** Material **
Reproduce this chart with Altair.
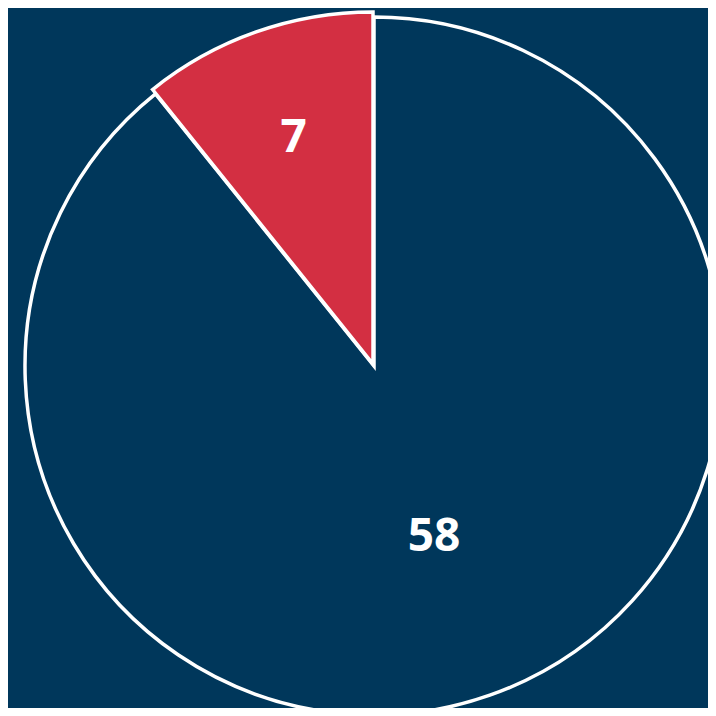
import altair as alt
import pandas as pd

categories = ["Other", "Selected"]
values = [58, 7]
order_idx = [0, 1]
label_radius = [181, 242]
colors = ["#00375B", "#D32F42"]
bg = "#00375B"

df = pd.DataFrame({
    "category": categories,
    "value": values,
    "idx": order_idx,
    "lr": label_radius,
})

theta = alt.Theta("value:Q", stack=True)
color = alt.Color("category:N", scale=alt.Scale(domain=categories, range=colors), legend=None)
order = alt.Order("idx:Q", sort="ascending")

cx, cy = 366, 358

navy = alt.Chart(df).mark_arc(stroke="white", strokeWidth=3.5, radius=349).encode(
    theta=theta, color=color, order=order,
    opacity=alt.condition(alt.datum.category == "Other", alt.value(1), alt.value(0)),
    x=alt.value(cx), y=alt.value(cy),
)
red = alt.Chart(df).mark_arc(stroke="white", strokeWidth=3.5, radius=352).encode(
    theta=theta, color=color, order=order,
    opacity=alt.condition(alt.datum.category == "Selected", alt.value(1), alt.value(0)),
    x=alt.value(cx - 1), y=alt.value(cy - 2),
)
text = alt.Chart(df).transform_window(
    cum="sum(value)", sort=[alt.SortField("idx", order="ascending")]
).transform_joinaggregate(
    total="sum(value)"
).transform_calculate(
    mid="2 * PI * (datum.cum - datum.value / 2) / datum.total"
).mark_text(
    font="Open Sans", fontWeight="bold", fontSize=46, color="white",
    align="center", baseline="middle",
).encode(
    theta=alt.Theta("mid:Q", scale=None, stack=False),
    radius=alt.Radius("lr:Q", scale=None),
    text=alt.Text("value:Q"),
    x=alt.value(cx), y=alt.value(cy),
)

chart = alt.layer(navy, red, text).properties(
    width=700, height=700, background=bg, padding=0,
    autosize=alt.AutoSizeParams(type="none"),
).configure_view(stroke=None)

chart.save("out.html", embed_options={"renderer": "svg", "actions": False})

** Exercise prompt **
Using the data above, print every line exactly, omitting pictures.

** Finished task **
Reproduce this chart with Altair.
import altair as alt
import pandas as pd

categories = ["Other", "Selected"]
values = [58, 7]
order_idx = [0, 1]
label_radius = [181, 242]
colors = ["#00375B", "#D32F42"]
bg = "#00375B"

df = pd.DataFrame({
    "category": categories,
    "value": values,
    "idx": order_idx,
    "lr": label_radius,
})

theta = alt.Theta("value:Q", stack=True)
color = alt.Color("category:N", scale=alt.Scale(domain=categories, range=colors), legend=None)
order = alt.Order("idx:Q", sort="ascending")

cx, cy = 366, 358

navy = alt.Chart(df).mark_arc(stroke="white", strokeWidth=3.5, radius=349).encode(
    theta=theta, color=color, order=order,
    opacity=alt.condition(alt.datum.category == "Other", alt.value(1), alt.value(0)),
    x=alt.value(cx), y=alt.value(cy),
)
red = alt.Chart(df).mark_arc(stroke="white", strokeWidth=3.5, radius=352).encode(
    theta=theta, color=color, order=order,
    opacity=alt.condition(alt.datum.category == "Selected", alt.value(1), alt.value(0)),
    x=alt.value(cx - 1), y=alt.value(cy - 2),
)
text = alt.Chart(df).transform_window(
    cum="sum(value)", sort=[alt.SortField("idx", order="ascending")]
).transform_joinaggregate(
    total="sum(value)"
).transform_calculate(
    mid="2 * PI * (datum.cum - datum.value / 2) / datum.total"
).mark_text(
    font="Open Sans", fontWeight="bold", fontSize=46, color="white",
    align="center", baseline="middle",
).encode(
    theta=alt.Theta("mid:Q", scale=None, stack=False),
    radius=alt.Radius("lr:Q", scale=None),
    text=alt.Text("value:Q"),
    x=alt.value(cx), y=alt.value(cy),
)

chart = alt.layer(navy, red, text).properties(
    width=700, height=700, background=bg, padding=0,
    autosize=alt.AutoSizeParams(type="none"),
).configure_view(stroke=None)

chart.save("out.html", embed_options={"renderer": "svg", "actions": False})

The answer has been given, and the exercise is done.